Starting with the first line of the data that follows, transcribe every line verbatim until the line containing "x_ticks = [0, 25, 50, 75, 100]" has been transcribed.

### [Given records]
--------------------------------------------------

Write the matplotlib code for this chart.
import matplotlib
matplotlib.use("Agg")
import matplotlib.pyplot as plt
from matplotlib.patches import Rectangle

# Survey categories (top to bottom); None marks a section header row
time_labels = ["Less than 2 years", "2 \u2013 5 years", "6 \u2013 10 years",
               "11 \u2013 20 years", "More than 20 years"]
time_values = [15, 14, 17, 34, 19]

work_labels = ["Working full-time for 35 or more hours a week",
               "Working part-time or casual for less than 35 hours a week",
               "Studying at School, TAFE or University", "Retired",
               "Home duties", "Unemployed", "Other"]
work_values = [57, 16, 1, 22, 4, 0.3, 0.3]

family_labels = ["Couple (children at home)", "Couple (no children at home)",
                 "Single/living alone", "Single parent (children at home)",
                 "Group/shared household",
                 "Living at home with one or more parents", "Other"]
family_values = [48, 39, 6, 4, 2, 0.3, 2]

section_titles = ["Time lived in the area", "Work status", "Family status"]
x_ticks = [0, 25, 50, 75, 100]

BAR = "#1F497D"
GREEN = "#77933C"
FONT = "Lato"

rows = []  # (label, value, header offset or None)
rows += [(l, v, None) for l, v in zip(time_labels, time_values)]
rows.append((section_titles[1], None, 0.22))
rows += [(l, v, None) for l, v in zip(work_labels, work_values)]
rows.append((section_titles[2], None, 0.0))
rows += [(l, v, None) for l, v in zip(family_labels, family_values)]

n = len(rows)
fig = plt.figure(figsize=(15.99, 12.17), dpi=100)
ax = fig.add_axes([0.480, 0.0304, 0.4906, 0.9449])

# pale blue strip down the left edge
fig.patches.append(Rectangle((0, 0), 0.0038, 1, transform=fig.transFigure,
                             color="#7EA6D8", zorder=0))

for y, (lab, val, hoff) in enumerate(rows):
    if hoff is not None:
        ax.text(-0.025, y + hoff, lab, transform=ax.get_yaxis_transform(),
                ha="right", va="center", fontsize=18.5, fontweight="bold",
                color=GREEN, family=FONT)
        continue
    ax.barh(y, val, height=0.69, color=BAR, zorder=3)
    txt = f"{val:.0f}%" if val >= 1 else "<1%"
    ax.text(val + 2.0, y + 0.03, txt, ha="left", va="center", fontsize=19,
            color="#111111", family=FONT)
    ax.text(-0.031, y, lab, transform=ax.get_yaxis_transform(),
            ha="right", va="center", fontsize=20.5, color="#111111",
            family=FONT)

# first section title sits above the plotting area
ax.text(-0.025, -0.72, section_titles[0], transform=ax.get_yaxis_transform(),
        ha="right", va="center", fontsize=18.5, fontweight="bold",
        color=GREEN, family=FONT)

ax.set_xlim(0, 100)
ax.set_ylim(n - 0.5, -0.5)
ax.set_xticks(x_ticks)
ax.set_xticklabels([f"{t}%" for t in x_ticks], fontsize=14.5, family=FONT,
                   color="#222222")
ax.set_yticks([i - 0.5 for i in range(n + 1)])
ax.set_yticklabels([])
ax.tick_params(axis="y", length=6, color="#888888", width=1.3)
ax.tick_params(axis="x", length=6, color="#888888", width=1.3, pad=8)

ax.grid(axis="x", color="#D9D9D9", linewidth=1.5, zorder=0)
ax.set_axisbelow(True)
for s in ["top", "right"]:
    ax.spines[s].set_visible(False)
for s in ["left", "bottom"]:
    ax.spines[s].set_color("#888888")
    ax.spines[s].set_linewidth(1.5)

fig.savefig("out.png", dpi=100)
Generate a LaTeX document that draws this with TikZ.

--------------------------------------------------

### [Solution to this exercise]
Write the matplotlib code for this chart.
import matplotlib
matplotlib.use("Agg")
import matplotlib.pyplot as plt
from matplotlib.patches import Rectangle

# Survey categories (top to bottom); None marks a section header row
time_labels = ["Less than 2 years", "2 \u2013 5 years", "6 \u2013 10 years",
               "11 \u2013 20 years", "More than 20 years"]
time_values = [15, 14, 17, 34, 19]

work_labels = ["Working full-time for 35 or more hours a week",
               "Working part-time or casual for less than 35 hours a week",
               "Studying at School, TAFE or University", "Retired",
               "Home duties", "Unemployed", "Other"]
work_values = [57, 16, 1, 22, 4, 0.3, 0.3]

family_labels = ["Couple (children at home)", "Couple (no children at home)",
                 "Single/living alone", "Single parent (children at home)",
                 "Group/shared household",
                 "Living at home with one or more parents", "Other"]
family_values = [48, 39, 6, 4, 2, 0.3, 2]

section_titles = ["Time lived in the area", "Work status", "Family status"]
x_ticks = [0, 25, 50, 75, 100]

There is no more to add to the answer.